Delaware decided to follow New Jersey’s lead after its crime problems won Wilmington the dubious nickname “Murder Town USA,” passing its own law in 2016. Since the law went into effect, the number of NIBIN leads increased five-fold, according to a state report.
“Everyone knew that if we got more casings we were going to get more out of the system,” said State Representative Helene Keeley, who introduced the legislation. Like New Jersey, Delaware needed only a few new firearms examiners to implement the change, in their case mostly part-time, state police said. The ATF provided all the equipment and training.

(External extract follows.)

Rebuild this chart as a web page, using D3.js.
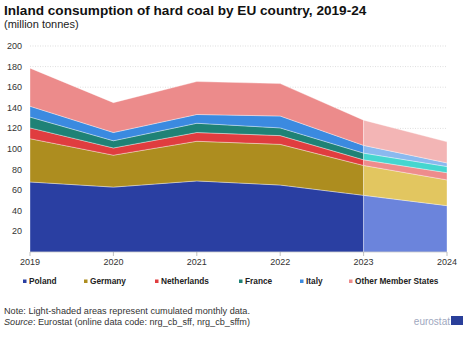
<!DOCTYPE html>
<html>
<head>
<meta charset="utf-8">
<script src="https://cdn.jsdelivr.net/npm/d3@7"></script>
<style>
  body { margin: 0; background: #fff; }
  svg { font-family: "Liberation Sans", Arial, sans-serif; }
</style>
</head>
<body>
<svg id="chart" width="473" height="341"></svg>
<script>
var years = [2019, 2020, 2021, 2022, 2023, 2024];
var countries = ["Poland", "Germany", "Netherlands", "France", "Italy", "Other Member States"];
var poland = [68, 63, 69, 65, 55, 45];
var germany = [42, 31, 38.5, 39.5, 29, 25];
var netherlands = [10.5, 7, 8.5, 8.5, 5.5, 7];
var france = [10.5, 7, 9, 7.5, 6.5, 6];
var italy = [10.5, 8, 8.5, 11.5, 7.5, 3.5];
var other = [37, 29, 32, 31.5, 24.5, 20.5];
var yTicks = [20, 40, 60, 80, 100, 120, 140, 160, 180, 200];
var darkColors = ["#2a3fa2", "#ad8d1f", "#e03d3f", "#1f8276", "#3b8ae0", "#ec8b8b"];
var lightColors = ["#6b84dc", "#e2c660", "#ee8c8c", "#45d6cf", "#8ab9ef", "#f3b5b5"];

var series = [poland, germany, netherlands, france, italy, other];
var rows = years.map(function (y, i) {
  var r = { year: y };
  countries.forEach(function (c, k) { r[c] = series[k][i]; });
  return r;
});

var svg = d3.select("#chart");
var x = d3.scaleLinear().domain([2019, 2024]).range([30, 447]);
var y = d3.scaleLinear().domain([0, 200]).range([252, 46]);

// title
svg.append("text").attr("x", 4).attr("y", 15)
  .style("font-size", "13.6px").style("font-weight", "bold").attr("fill", "#111")
  .text("Inland consumption of hard coal by EU country, 2019-24");
svg.append("text").attr("x", 4).attr("y", 28)
  .style("font-size", "11px").attr("fill", "#222")
  .text("(million tonnes)");

// grid
svg.append("g").selectAll("line").data(yTicks).join("line")
  .attr("x1", 30).attr("x2", 447)
  .attr("y1", function (d) { return y(d); }).attr("y2", function (d) { return y(d); })
  .attr("stroke", "#c8c8c8").attr("stroke-width", 0.6).attr("stroke-dasharray", "1,1.5");

svg.append("g").selectAll("text").data(yTicks).join("text")
  .attr("x", 22).attr("y", function (d) { return y(d) + 3; })
  .attr("text-anchor", "end").style("font-size", "9px").attr("fill", "#333")
  .text(function (d) { return d; });

var stacked = d3.stack().keys(countries)(rows);

var area = d3.area()
  .x(function (d) { return x(d.data.year); })
  .y0(function (d) { return y(d[0]); })
  .y1(function (d) { return y(d[1]); });

var g = svg.append("g");
stacked.forEach(function (s, k) {
  g.append("path").datum(s.filter(function (d) { return d.data.year <= 2023; }))
    .attr("d", area).attr("fill", darkColors[k])
    .attr("stroke", "#fff").attr("stroke-width", 0.5).attr("stroke-opacity", 0.7);
  g.append("path").datum(s.filter(function (d) { return d.data.year >= 2023; }))
    .attr("d", area).attr("fill", lightColors[k])
    .attr("stroke", "#fff").attr("stroke-width", 0.5).attr("stroke-opacity", 0.7);
});

// x axis
var xAxis = svg.append("g").attr("transform", "translate(0,252)");
xAxis.append("line").attr("x1", 30).attr("x2", 447).attr("stroke", "#bbb").attr("stroke-width", 0.6);
xAxis.selectAll(".tk").data(years).join("line")
  .attr("x1", function (d) { return x(d); }).attr("x2", function (d) { return x(d); })
  .attr("y1", 0).attr("y2", 4).attr("stroke", "#999").attr("stroke-width", 0.6);
xAxis.selectAll("text").data(years).join("text")
  .attr("x", function (d) { return x(d); }).attr("y", 13)
  .attr("text-anchor", "middle").style("font-size", "9px").attr("fill", "#333")
  .text(function (d) { return d; });

// legend
var legendX = [23, 84, 155, 239, 300, 349];
var lg = svg.append("g").attr("transform", "translate(0,283)");
countries.forEach(function (c, k) {
  lg.append("rect").attr("x", legendX[k]).attr("y", -3.5).attr("width", 3.5).attr("height", 3.5)
    .attr("fill", darkColors[k]);
  lg.append("text").attr("x", legendX[k] + 6).attr("y", 0.5)
    .style("font-size", "8.3px").style("font-weight", "bold").attr("fill", "#222")
    .text(c);
});

// notes
svg.append("text").attr("x", 4).attr("y", 314)
  .attr("textLength", 246).attr("lengthAdjust", "spacingAndGlyphs")
  .style("font-size", "8.6px").attr("fill", "#333")
  .text("Note: Light-shaded areas represent cumulated monthly  data.");
var src = svg.append("text").attr("x", 4).attr("y", 325)
  .attr("textLength", 246).attr("lengthAdjust", "spacingAndGlyphs")
  .style("font-size", "8.5px").attr("fill", "#333");
src.append("tspan").style("font-style", "italic").text("Source");
src.append("tspan").text(": Eurostat (online data code: nrg_cb_sff, nrg_cb_sffm)");

// logo
svg.append("text").attr("x", 450).attr("y", 325).attr("text-anchor", "end")
  .style("font-size", "10px").attr("fill", "#a0a8c0").text("eurostat");
svg.append("rect").attr("x", 451).attr("y", 316).attr("width", 12).attr("height", 9).attr("fill", "#2a3f9a");
</script>
</body>
</html>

Although some local California labs are using NIBIN with remarkable results, state crime labs don’t use it at all. Its failure to employ the technology statewide means it would take a larger initial investment to get a NIBIN mandate up and running. The California Department of Justice estimated a set-up cost of $12.1 million, followed by annual costs projected to reach $10.1 million.
Some NIBIN experts still think those estimates are unreasonably high. California’s population is about four times bigger than New Jersey’s, but an analysis of the bill by the state Department of Justice found that California would need more than 10 times as many technicians as New Jersey.

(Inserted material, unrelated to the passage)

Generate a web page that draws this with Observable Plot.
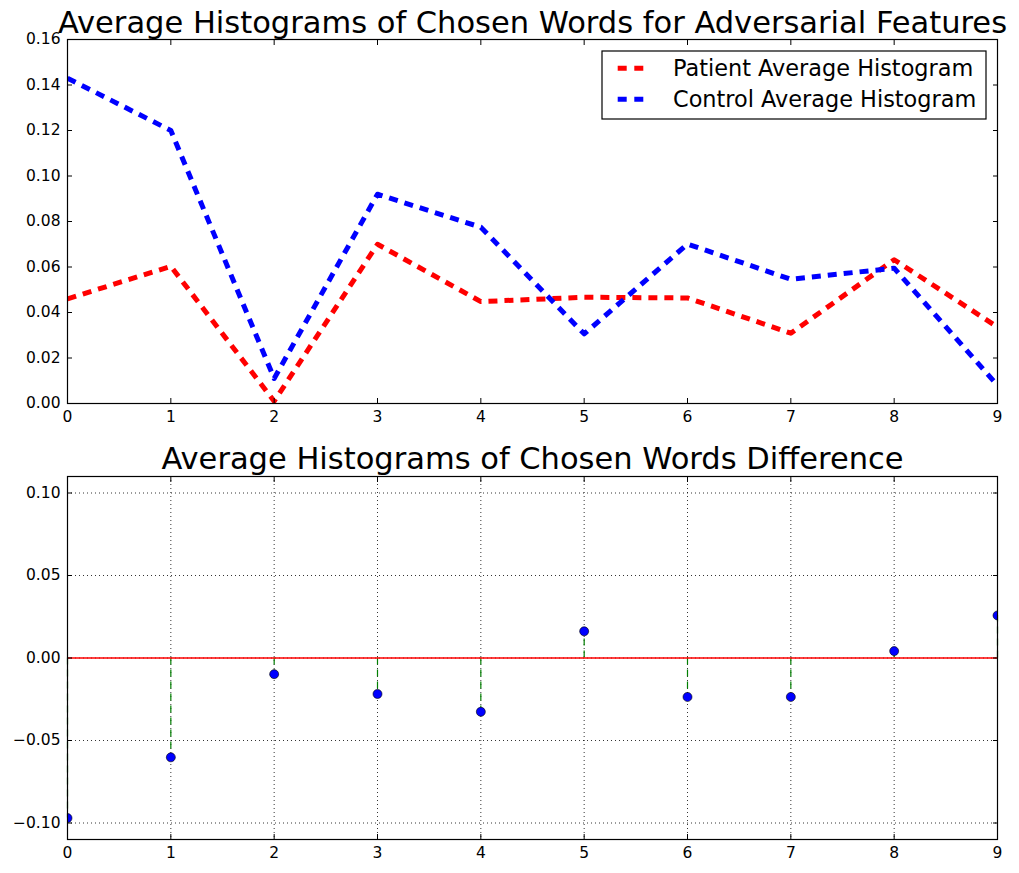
<!DOCTYPE html>
<html><head><meta charset="utf-8">
<script src="https://cdn.jsdelivr.net/npm/d3@7"></script>
<script src="https://cdn.jsdelivr.net/npm/@observablehq/plot@0.6"></script>
<style>
html,body{margin:0;padding:0;background:#fff;}
#wrap{position:relative;width:1019px;height:873px;font-family:"DejaVu Sans";}
#wrap svg{display:block;}
</style>
</head><body>
<div id="wrap"></div>
<script>
// ---- data ----
const xs = [0, 1, 2, 3, 4, 5, 6, 7, 8, 9];
const patient = [0.0460, 0.0603, 0.0010, 0.0700, 0.0448, 0.0467, 0.0464, 0.0309, 0.0632, 0.0336];
const control = [0.1430, 0.1200, 0.0110, 0.0920, 0.0775, 0.0306, 0.0701, 0.0546, 0.0595, 0.0080];
const difference = [-0.0970, -0.0602, -0.0098, -0.0218, -0.0326, 0.0162, -0.0236, -0.0236, 0.0042, 0.0258];
const topYTicks = [0, 0.02, 0.04, 0.06, 0.08, 0.10, 0.12, 0.14, 0.16];
const bottomYTicks = [-0.10, -0.05, 0, 0.05, 0.10];
const seriesNames = ["Patient Average Histogram", "Control Average Histogram"];
const seriesColors = ["#ff0000", "#0000ff"];
const titles = ["Average Histograms of Chosen Words for Adversarial Features", "Average Histograms of Chosen Words Difference"];

const rows = xs.map((x, i) => ({x, patient: patient[i], control: control[i], diff: difference[i]}));

const fontStyle = {fontFamily: "DejaVu Sans", fontSize: "15.5px", color: "#000", background: "#fff", overflow: "visible"};

function axesMarks(xTicks, yTicks) {
  const blank = () => "";
  return [
    Plot.frame({stroke: "#000", strokeWidth: 1.2}),
    Plot.axisX(xTicks, {anchor: "bottom", tickSize: -5, tickFormat: blank, label: null}),
    Plot.axisX(xTicks, {anchor: "top", tickSize: -5, tickFormat: blank, label: null}),
    Plot.axisY(yTicks, {anchor: "left", tickSize: -5, tickFormat: blank, label: null}),
    Plot.axisY(yTicks, {anchor: "right", tickSize: -5, tickFormat: blank, label: null}),
    Plot.axisX(xTicks, {anchor: "bottom", tickSize: 0, tickPadding: 7, tickFormat: d3.format("d"), label: null, fontSize: 15.5}),
    Plot.axisY(yTicks, {anchor: "left", tickSize: 0, tickPadding: 7, tickFormat: d3.format(".2f"), label: null, fontSize: 15.5})
  ];
}

const chart1 = Plot.plot({
  width: 1019, height: 440,
  marginTop: 39, marginBottom: 37, marginLeft: 67, marginRight: 22,
  style: fontStyle,
  x: {domain: [0, 9]},
  y: {domain: [0, 0.16]},
  marks: [
    Plot.line(rows, {x: "x", y: "patient", stroke: seriesColors[0], strokeWidth: 5, strokeDasharray: "9,7", strokeLinecap: "butt", strokeLinejoin: "round", clip: true}),
    Plot.line(rows, {x: "x", y: "control", stroke: seriesColors[1], strokeWidth: 5, strokeDasharray: "9,7", strokeLinecap: "butt", strokeLinejoin: "round", clip: true}),
    ...axesMarks(xs, topYTicks),
    Plot.text([titles[0]], {text: d => d, frameAnchor: "top", lineAnchor: "bottom", dy: -7, fontSize: 30.5, fill: "#000"})
  ]
});

const gridStyle = {stroke: "#000", strokeOpacity: 1, strokeWidth: 0.8, strokeDasharray: "1,3"};
const chart2 = Plot.plot({
  width: 1019, height: 433,
  marginTop: 36, marginBottom: 34, marginLeft: 67, marginRight: 22,
  style: fontStyle,
  x: {domain: [0, 9]},
  y: {domain: [-0.11, 0.11]},
  marks: [
    Plot.gridX(xs, gridStyle),
    Plot.gridY(bottomYTicks, gridStyle),
    Plot.ruleX(rows, {x: "x", y1: 0, y2: "diff", stroke: "#008000", strokeWidth: 1.2, strokeDasharray: "7,5"}),
    Plot.ruleY([0], {stroke: "#ff0000", strokeWidth: 1.5}),
    Plot.dot(rows, {x: "x", y: "diff", r: 4.5, fill: "#0000ff", stroke: "#000", strokeWidth: 0.6, clip: true}),
    ...axesMarks(xs, bottomYTicks),
    Plot.text([titles[1]], {text: d => d, frameAnchor: "top", lineAnchor: "bottom", dy: -8, fontSize: 30.5, fill: "#000"})
  ]
});

const wrap = document.getElementById("wrap");
wrap.appendChild(chart1);
wrap.appendChild(chart2);

// legend (drawn over the top chart, as in the reference)
const leg = d3.create("svg")
  .attr("width", 388).attr("height", 72)
  .style("position", "absolute").style("left", "601px").style("top", "50px")
  .style("font-family", "DejaVu Sans");
leg.append("rect").attr("x", 1).attr("y", 1).attr("width", 384).attr("height", 68)
  .attr("fill", "#fff").attr("stroke", "#000").attr("stroke-width", 1.2);
seriesNames.forEach((name, i) => {
  const cy = 18.3 + i * 31;
  leg.append("line").attr("x1", 16.7).attr("x2", 42.3).attr("y1", cy).attr("y2", cy)
    .attr("stroke", seriesColors[i]).attr("stroke-width", 5).attr("stroke-dasharray", "9,7.6");
  leg.append("text").attr("x", 72).attr("y", cy + 7.6).attr("font-size", 22.4).attr("fill", "#000").text(name);
});
wrap.appendChild(leg.node());
</script>
</body></html>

California is often seen as a leader in implementing smart gun laws. This year the Legislature sent nine new gun control bills to the governor for his signature. To Nichols, the former ATF official, the state’s failure to pass the NIBIN law is a conspicuous exception.
“They’re only looking at gun control when they should be looking at shooter control,” he said, adding that if police can catch the small number of people pulling the triggers, they can greatly reduce overall crime.
State Representative Evan Low, the sponsor of the bill, said he plans to resubmit it next year.
“Solving crimes and putting criminals in jail is an obligation of utmost importance to the state,” Low said. “This is a statement of values.”